Q: I agree with your rules for IT leadership but want to know about strategies or methods for implementing them. What steps would you recommend I take?
A: The first step for implementing the safe IT leadership rules is to consider the effort as a change initiative. As such, make sure that you have some team members (in and out of IT) who can help you assess your current positioning, set priorities and plan a road map that makes sense for your company’s maturity level.
Once you have your objectives identified, define success carefully, both in terms of measurements and a clear vision of the end state. The next step is to craft a story that will resonate with the needs of those who need to change.
In terms of hitting the ground running, make sure that you connect the desired behavioral changes to business initiatives and objectives that have momentum. For example, a new acquisition could focus attention on architecture and integration.
Q: In your column you talk about helping staff learn from their mistakes. Can you provide suggestions for turning a mistake into a “teaching moment”?

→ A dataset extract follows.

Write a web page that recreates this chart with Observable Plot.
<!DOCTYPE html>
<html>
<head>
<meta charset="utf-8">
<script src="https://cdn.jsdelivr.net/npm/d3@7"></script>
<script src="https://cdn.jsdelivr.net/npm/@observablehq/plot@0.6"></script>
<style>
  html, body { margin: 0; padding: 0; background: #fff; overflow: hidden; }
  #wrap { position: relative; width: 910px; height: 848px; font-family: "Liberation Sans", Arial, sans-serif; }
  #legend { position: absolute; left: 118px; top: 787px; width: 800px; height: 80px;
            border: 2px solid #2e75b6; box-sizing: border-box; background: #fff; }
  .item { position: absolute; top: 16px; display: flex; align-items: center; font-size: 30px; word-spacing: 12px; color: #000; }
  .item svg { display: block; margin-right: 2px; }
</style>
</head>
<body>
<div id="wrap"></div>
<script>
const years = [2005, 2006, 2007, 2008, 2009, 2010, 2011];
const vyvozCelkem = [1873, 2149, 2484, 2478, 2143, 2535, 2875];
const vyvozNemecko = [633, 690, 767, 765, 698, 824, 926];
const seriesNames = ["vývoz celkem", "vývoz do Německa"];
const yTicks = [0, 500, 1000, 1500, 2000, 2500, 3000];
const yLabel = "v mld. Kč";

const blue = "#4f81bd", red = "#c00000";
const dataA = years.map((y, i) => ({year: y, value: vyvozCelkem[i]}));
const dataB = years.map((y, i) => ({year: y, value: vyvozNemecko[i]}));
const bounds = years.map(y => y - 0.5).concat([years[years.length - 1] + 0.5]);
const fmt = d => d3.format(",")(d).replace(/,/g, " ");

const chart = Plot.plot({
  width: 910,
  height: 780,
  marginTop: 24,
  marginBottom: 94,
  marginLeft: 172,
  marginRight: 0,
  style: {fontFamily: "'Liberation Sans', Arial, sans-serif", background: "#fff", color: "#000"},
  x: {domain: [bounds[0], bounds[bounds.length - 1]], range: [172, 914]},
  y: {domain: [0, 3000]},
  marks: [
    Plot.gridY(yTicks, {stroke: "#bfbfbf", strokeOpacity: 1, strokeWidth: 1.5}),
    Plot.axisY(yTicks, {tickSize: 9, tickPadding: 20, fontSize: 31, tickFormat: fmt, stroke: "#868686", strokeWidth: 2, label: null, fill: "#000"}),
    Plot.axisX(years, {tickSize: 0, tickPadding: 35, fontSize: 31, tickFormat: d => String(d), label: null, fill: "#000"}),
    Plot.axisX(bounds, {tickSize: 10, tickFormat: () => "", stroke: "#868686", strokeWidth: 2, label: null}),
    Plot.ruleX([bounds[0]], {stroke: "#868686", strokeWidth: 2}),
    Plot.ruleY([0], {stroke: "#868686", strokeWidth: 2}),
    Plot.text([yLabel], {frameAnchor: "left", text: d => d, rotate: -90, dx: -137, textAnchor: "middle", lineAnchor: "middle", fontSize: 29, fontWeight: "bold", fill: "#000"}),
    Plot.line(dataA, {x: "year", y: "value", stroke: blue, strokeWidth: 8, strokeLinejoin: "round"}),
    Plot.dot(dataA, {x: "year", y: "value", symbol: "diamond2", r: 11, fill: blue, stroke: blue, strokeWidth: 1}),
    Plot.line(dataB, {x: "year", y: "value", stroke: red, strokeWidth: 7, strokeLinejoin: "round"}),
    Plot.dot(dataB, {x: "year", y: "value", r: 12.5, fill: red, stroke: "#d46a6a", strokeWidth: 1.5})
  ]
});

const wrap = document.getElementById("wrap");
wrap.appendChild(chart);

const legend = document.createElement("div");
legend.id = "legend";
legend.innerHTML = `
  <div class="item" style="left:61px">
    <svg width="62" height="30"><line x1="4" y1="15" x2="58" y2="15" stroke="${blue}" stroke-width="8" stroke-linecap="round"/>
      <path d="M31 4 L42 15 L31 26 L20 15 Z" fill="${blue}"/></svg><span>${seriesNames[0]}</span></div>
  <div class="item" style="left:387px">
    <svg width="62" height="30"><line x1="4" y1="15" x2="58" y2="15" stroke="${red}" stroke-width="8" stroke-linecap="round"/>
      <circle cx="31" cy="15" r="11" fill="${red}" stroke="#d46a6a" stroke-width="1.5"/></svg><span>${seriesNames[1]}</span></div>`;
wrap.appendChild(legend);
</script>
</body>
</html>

A: The best mistakes are ones that are just large enough to make an impression but small enough to contain the damage. The best way to encourage learning is through effective delegation.
A client of mine illustrates the importance of delegation by asking the following question during job interviews: “If one of your direct reports was insistent on trying an approach you knew would fail, what would you do?” Of course, the answer is to let him try his approach in a manner that limits the risk to himself or the company.
Once an issue occurs, make sure that people learn from their experiences. Do this by asking, “How are we going to make sure this never happens again?” Make sure that you follow up to see that the root cause analysis is performed and the remediation plan is implemented.